Padding Underneath My Large Items
Similar to setting up a rug in your home to prevent the traction of dirt particles, adding a soft pad beneath the bottom of furniture and home decor makes a significant impact in reducing the number of scratches.
If the couch gets bumped, it won’t produce an unsightly stain. Equally, any home decor on your floor will not rub up against your hardwood top layer when wearing these mini coasters.
I Avoid Rough Cleaning Products
If you haven’t noticed yet, your engineered wood flooring scratches easily. Okay, so you probably did notice, but sometimes it’s a habit to use abrasive cleaning materials when trying to knock out stuck-on particles and stains.
Using a bristle brush, especially those made out or wire bristles, or steel wool should be avoided at all costs. If you need to remove something from your floors, try a microfiber scrubber instead.

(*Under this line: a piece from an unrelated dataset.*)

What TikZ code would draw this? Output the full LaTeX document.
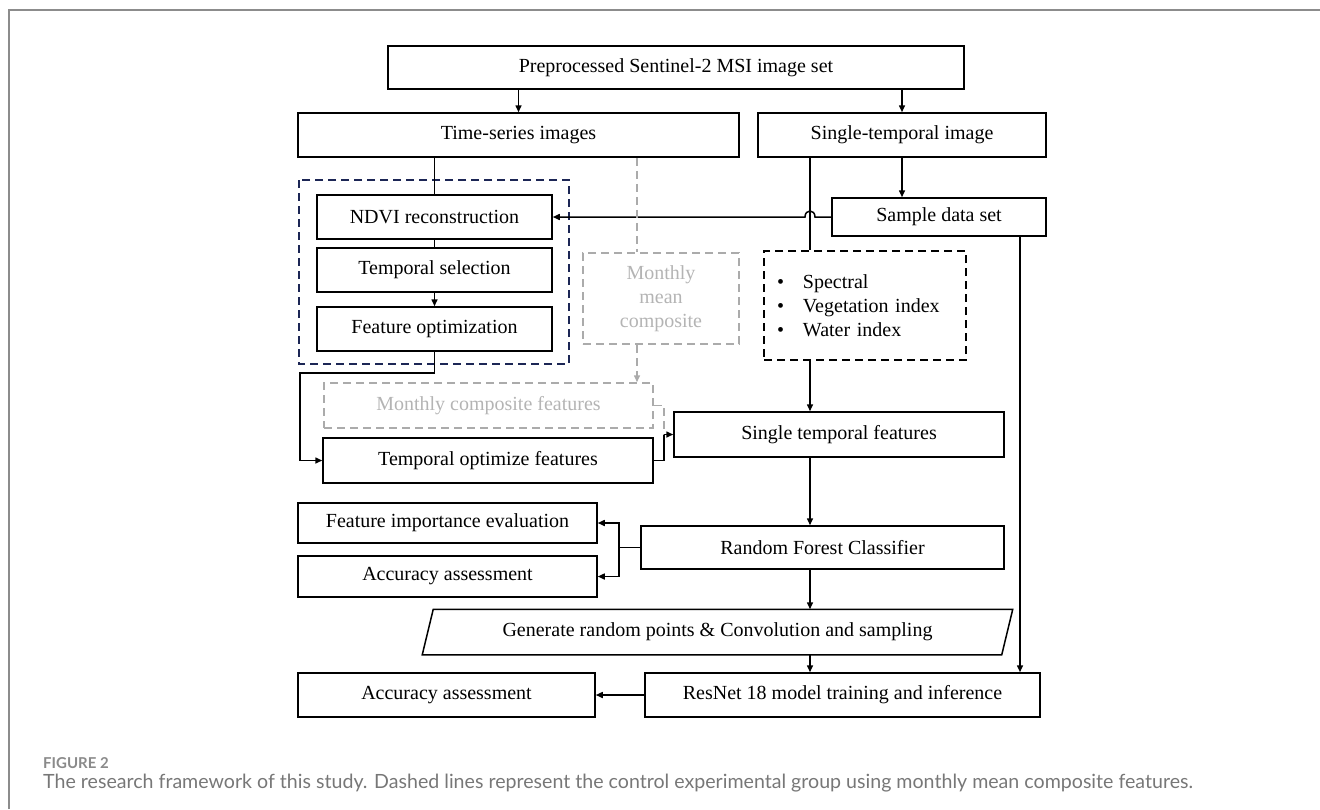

I Don’t Use a Steam Cleaner
While we often view the steam cleaner as an indispensable ally when cleaning floors, in the case of engineered hardwood, it does far more damage than good. Because this floor cleaner uses hot water in large amounts to clean floors, the veneer quickly absorbs these excessive amounts.
By allowing all this water to seep into the top layer of the wood, it damages the material in a way that cannot be easily repaired. Even though engineered wood is less susceptible to water damage than regular wood, it does not mean it is impervious.
You now have several different tips and ideas to rely on when cleaning engineered hardwood floor sections in your home. Avoid any unnecessary cleaning solutions, stick with basic dusting, and provide your hardwood floor with all the love and care it deserves. Once you’ve mastered those few floor cleaning staples, nothing will stand in the way of your beautiful wood flooring.